If $p$ has remainder $1$ then $p = 3k+1$ for some integer $k$ and $p^2 = (3k+1)^2 = 3k^2 + 6k + 1$ is not divisible by $3$. If $p$ has remainder $2$ then $p = 3k + 2$ for some integer $k$ and $p^2 = (3k + 2)^2 = 3k^2 + 12k + 4$ is not divisible by $3$. Those are contradictions so $p$ is divisible by $3$ is the only option.
$\color{blue}{\text{So }a = 2k\text{ for some integer }k\text{ and }2b^2 = a^2 = (2k)^2 = 4k^2\text{.}\\\text {So }b^2 = 2k^2}$.
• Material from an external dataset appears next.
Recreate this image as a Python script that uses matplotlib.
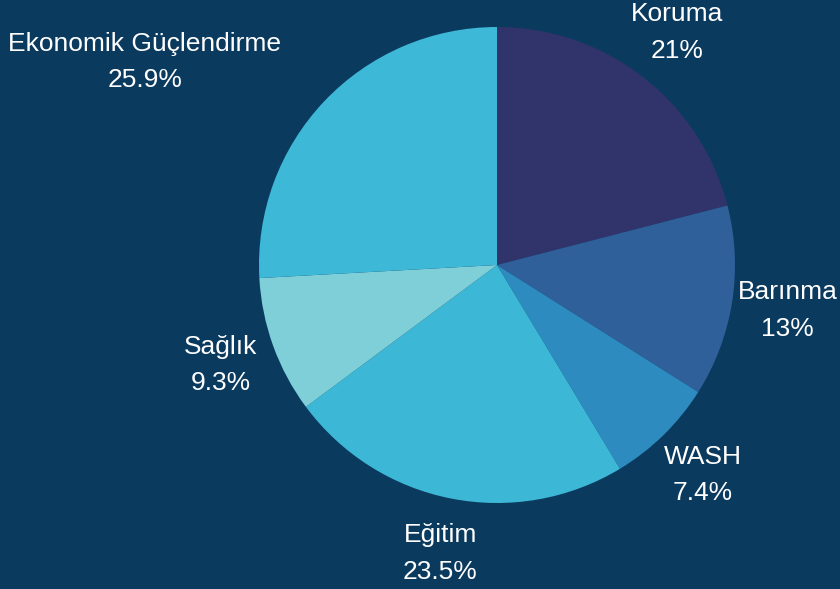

So $q= 3k$ for some integer $k$ and $3p^2 = q^2 = (3q)^2=9q^2$ and $p^2 = 3q^2$.
$\color{blue}{\text{So }b^2\text{ is even and by the exact same argument, }b\text{ is even. }}$
So $p^2$ is divisible by $3$ and by the exact same argument $p$ is divisible by $3$.
$\color{blue}{\text{So both }a\text{ and }b\text{ are even and have factors of }2\text{. }\\\text{But that's a contradiction.}}$
So both $p$ and $q$ are divisible by $3$. But that's a contradiction.
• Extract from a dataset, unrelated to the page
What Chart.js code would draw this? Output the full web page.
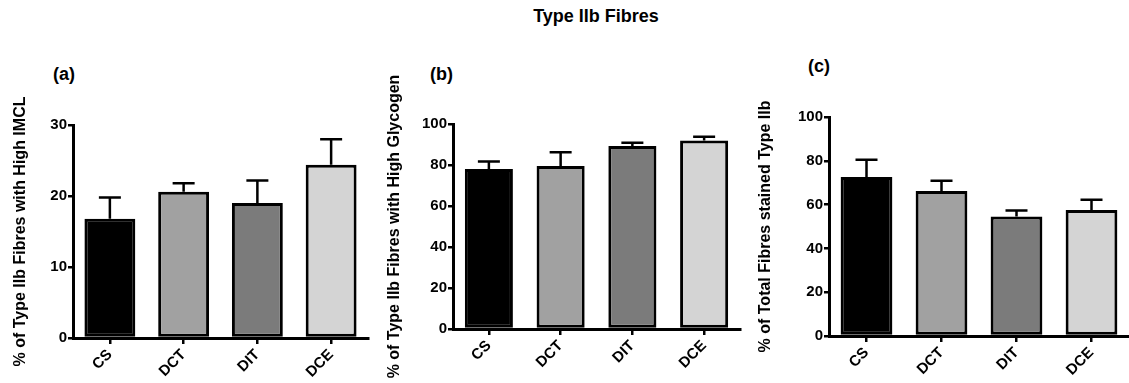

Your proof is incorrect. You've mixed up cube roots and square roots; in fact, it's hard to ascertain what you have done. $\sqrt{3}^3$ is certainly not equal to $3$, and then you simply took the cube root of that, which would make the statement $\sqrt{3}q=p$. I would recommend you to read up on surds again.
The correct proof would be a derivative of the proof that the square root of $2$ is irrational.
Here's how:
Let $\sqrt3 = \frac{p}{q}$, where $\gcd(p,q)=1$, and $p,q\in \Bbb N$.
Thus $3=\frac{p^2}{q^2} \Rightarrow 3p^2=q^2$, which implies that $3|q$. Why is this true? I urge you to try it out on some numbers yourself: if a prime divides the product of two numbers, it must divide the numbers themselves. This is known as Euclid's Lemma. Here, the two numbers are $q$ and $q$. They multiply together to form $q^2$, and thus since $p$ cannot possibly divide $q$, we are left with $3$ dividing $q$.
Again, let $q=3a \Rightarrow p^2=9a^2$, which implies that $3|p$ (Why?) contradicting the fact that they are relatively prime. This proves that our assumption was wrong, and $\sqrt{3}$ cannot possibly be written as a rational.